I know, I’m still a little in shock myself. Anybody who knows me, will attest to the fact that I’m not most people’s first choice to shoot a wedding. And I’m completely OK with that.
Wedding photography is a specialized trade and there are many talented, local photographers whom I recommend when someone asks if I shoot weddings. These photographers have the right combination of talent and personality to succeed in a very competitive field. Of course, there are many amateurs out there who bill themselves as wedding photographers, but my hope is that the marketplace will guide them into a more appropriate field and future brides and grooms will be spared their services. But, I digress.
When asked for a recommendation of wedding photographers, I make the usual suggestions and add that they should never try to save money on photography. Those photos will have an import place in their lives for the duration of their marriage, so don’t skimp on this important area of the wedding. Truth be told, I was also a little relieved to have them look elsewhere for a photographer; I am better suited for other photography pursuits.
Jenn and Paul
I happened to end up shooting Jenn and Paul’s wedding through the recommendation of Jenn’s sister-in-law, with whom I work, and some good fortune. When their photographer pulled out with 10 days to go before the wedding, Jenn and Paul were a little panicked. As a last resort, they asked if I would be able to fill in. After connecting with them and discussing their expectations, we agreed that I would do it. What sold me on shooting their wedding was how relaxed they were and what type of photos they were looking for. The emphasis would be on documenting the event and avoiding the cliched shots. Of course, it is a wedding, so you do have to get a certain number of specific shots, which seemed very doable.

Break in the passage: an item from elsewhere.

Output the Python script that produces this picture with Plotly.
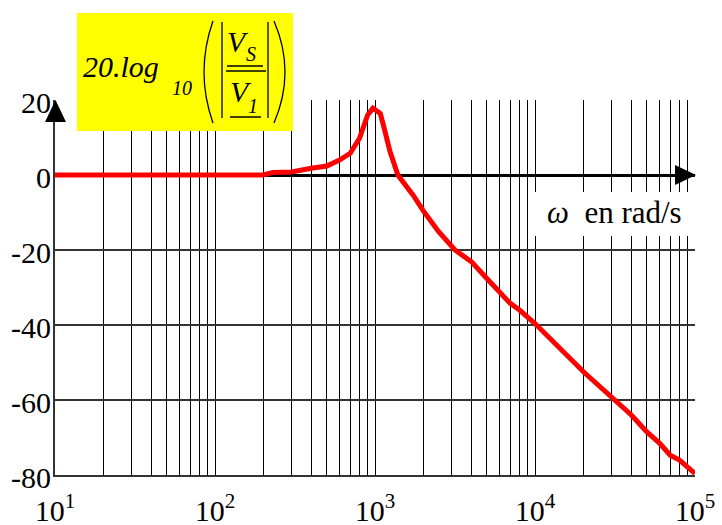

I will attempt to avoid clichés here, but I have to thank Jenn, Paul, their families and friends for making it such an enjoyable experience. They made it a great day for me, and for my fantastic wife, who assisted me during the portraits sessions and shot Instax candids during the reception. Which brings me to one of the most important lessons learned from shooting their wedding, bring along a Instax camera and hand out photos as you take them, to the guests. They loved it! I was very gratified to walk around the event and see countless people waving their little Instax print (you don’t need to do that with Instax prints, but it feels right), waiting for them to develop.
So, have I become a wedding photographer? No, I’m still the same person I was before I shot Jenn and Paul’s wedding, with even more respect for what hard work shooting weddings can be. I will continue to recommend the very best wedding photographers I know, when asked. And, if someone I know asks me to shoot their wedding, I will be open to taking on the challenge, as long as we agree on what type of documentation they are looking for. In fact, I’m looking forward to photographing another wedding in July, but that might be it for quite a while, I have a feeling.
The entire wedding was captured with Fujifilm cameras and lenses. Portraits were shot with the X100s and X-T1 fronted with the XF56mm lens. Group shots, the ceremony and reception were captured with the X-T1 and X-E2 and XF prime lenses. I used off-camera flash and the X100s (yay, fast sync speed) for one portrait and I shot with on-camera flash on the X-T1 and X-E2 for all of the indoor shots. I use Nikon SB-800 flashes with small Rogue FlashBenders and Diffusers, which produces very nice light for an on-camera flash. Immediate-gratification photos were captured with and distributed from an Instax Mini 90 Neo Classic.
Images processed with VSCO Film Packs 2 and 3.